▶ [INSTRUCTION]: Extract each line from the entries below that has the string "chart" in it.

▶ [Data records]:
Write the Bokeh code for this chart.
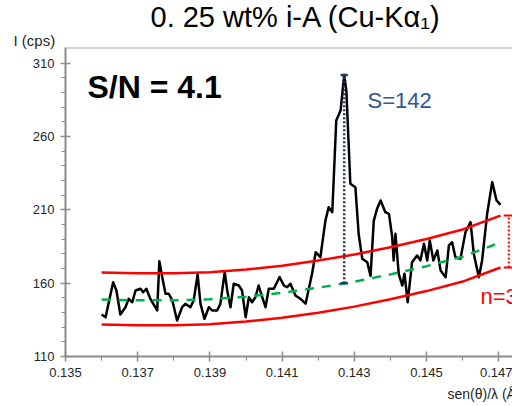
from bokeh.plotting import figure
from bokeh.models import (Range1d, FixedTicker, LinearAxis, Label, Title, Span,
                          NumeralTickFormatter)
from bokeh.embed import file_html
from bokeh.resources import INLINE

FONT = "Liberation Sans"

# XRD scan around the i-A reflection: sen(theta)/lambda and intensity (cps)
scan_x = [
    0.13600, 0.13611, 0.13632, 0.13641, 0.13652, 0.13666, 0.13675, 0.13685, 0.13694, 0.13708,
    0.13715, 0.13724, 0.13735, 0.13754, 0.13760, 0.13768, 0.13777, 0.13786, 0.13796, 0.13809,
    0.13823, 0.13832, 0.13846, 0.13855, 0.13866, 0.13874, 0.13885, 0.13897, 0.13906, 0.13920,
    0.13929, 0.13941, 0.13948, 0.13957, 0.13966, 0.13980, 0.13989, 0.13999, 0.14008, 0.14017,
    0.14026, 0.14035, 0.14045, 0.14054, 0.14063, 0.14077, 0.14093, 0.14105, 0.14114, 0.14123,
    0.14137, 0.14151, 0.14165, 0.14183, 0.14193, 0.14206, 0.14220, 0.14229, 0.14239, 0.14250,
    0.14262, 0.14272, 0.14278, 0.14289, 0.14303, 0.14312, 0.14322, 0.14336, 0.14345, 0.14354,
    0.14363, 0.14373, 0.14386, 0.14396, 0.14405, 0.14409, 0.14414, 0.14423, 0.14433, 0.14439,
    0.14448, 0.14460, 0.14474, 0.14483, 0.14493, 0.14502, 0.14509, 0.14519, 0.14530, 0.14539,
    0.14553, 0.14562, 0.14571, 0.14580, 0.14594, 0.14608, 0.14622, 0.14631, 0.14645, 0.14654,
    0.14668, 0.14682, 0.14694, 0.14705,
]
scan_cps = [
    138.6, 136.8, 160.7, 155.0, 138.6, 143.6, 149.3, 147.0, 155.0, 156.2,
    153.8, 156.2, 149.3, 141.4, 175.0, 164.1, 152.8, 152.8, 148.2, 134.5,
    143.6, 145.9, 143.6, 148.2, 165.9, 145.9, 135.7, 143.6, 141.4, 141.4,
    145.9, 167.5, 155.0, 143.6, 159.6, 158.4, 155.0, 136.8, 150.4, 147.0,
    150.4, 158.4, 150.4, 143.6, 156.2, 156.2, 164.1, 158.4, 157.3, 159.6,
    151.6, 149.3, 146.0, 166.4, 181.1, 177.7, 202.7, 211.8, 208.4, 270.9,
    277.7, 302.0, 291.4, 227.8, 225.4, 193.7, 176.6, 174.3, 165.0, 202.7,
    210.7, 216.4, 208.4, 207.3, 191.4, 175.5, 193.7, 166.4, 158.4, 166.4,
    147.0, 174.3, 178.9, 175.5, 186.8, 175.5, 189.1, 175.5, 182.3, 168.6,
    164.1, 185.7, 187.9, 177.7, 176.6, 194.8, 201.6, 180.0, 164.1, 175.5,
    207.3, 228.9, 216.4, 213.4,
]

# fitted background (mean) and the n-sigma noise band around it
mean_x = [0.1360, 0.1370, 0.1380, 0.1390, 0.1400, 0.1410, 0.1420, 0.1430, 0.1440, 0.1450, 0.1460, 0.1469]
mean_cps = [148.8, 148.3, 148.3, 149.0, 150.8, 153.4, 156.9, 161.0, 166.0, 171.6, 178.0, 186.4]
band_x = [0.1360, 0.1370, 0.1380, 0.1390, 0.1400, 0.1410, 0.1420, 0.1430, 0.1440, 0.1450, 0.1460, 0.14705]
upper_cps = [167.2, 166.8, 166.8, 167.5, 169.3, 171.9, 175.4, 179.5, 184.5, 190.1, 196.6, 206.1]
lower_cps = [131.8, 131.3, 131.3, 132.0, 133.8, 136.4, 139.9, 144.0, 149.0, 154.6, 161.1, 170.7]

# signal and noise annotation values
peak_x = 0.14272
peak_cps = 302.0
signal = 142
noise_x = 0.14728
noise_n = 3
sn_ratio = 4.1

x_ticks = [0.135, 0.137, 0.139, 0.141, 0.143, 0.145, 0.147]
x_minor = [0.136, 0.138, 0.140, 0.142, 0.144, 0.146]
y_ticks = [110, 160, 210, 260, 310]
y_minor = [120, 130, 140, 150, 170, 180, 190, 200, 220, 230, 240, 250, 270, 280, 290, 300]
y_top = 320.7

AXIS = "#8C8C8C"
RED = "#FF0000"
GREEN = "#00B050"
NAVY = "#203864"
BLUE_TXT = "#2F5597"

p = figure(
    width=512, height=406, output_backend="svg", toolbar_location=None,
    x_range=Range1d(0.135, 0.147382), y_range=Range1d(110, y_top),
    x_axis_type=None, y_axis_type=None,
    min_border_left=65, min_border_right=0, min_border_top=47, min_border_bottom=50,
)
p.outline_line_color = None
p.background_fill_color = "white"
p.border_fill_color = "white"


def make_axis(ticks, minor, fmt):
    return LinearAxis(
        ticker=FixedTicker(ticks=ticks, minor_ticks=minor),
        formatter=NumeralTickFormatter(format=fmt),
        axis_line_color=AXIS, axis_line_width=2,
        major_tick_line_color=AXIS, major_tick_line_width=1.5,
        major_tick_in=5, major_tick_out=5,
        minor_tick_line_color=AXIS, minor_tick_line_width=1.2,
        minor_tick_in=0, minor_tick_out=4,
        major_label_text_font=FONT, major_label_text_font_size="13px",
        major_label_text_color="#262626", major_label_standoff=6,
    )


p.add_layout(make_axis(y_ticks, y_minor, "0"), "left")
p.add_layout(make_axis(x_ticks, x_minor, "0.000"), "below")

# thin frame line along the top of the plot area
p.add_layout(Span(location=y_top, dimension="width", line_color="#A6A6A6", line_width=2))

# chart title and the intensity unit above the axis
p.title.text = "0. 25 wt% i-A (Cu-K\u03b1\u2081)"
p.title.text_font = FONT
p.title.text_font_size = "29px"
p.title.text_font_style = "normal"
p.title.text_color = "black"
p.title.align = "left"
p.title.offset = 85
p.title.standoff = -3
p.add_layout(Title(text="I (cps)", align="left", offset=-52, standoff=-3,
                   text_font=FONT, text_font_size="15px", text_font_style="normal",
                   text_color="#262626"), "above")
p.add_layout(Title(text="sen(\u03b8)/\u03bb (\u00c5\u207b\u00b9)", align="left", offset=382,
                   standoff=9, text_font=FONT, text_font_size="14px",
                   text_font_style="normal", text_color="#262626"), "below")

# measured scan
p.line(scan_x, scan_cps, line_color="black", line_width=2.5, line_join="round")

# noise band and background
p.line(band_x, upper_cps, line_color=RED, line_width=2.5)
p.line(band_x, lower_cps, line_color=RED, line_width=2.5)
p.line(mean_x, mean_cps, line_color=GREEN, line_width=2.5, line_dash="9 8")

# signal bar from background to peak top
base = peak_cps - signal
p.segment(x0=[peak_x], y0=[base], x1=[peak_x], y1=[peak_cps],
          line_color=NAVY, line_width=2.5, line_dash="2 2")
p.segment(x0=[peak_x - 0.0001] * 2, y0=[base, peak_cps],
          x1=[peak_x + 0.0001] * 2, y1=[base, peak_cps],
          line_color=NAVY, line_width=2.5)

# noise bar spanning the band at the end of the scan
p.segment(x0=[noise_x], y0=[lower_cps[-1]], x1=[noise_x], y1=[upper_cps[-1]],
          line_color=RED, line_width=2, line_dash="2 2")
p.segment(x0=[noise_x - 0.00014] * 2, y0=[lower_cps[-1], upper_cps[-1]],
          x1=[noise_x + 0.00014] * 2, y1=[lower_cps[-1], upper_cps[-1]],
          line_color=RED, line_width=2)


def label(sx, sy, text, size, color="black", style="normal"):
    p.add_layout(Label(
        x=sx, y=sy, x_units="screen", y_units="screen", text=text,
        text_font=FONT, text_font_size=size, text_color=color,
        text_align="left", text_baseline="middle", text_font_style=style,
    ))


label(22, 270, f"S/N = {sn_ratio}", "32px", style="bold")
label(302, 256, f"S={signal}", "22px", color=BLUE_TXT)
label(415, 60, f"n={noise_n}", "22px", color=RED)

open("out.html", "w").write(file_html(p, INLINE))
...
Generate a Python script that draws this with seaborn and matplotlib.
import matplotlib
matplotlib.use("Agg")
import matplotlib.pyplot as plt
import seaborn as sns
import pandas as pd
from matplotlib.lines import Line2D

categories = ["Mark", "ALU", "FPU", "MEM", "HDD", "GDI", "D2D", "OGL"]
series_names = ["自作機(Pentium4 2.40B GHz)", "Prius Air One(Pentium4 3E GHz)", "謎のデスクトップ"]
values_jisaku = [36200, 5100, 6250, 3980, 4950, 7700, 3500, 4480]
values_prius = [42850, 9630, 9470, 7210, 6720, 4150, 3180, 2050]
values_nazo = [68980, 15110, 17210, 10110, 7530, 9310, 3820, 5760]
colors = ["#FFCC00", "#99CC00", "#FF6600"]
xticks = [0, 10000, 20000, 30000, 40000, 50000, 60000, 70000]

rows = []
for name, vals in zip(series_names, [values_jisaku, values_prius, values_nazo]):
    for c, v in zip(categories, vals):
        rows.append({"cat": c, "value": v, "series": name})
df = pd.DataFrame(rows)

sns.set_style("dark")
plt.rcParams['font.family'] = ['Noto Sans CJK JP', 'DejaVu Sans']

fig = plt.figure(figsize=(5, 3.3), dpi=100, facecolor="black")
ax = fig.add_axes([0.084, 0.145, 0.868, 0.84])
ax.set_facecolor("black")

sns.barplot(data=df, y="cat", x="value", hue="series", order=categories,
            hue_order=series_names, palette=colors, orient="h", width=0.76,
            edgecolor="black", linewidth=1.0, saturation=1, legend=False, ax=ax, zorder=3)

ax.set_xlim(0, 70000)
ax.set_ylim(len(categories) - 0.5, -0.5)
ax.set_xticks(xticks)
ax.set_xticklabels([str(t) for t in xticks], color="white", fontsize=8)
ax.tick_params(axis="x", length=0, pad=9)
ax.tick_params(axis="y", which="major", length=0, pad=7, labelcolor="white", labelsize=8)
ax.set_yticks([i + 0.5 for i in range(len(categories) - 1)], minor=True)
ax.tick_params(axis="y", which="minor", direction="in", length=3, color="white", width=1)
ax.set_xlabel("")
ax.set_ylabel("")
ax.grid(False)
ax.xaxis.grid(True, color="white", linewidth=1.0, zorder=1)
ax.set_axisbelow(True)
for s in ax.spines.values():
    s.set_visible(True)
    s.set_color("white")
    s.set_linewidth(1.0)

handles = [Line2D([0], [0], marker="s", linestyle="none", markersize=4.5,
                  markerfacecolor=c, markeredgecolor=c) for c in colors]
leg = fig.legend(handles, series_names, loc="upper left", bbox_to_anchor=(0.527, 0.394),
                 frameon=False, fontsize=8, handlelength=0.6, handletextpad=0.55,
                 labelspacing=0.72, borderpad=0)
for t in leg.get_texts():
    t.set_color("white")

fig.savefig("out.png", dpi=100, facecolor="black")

▶ [WRITTEN SOLUTION]:
Write the Bokeh code for this chart.
# chart title and the intensity unit above the axis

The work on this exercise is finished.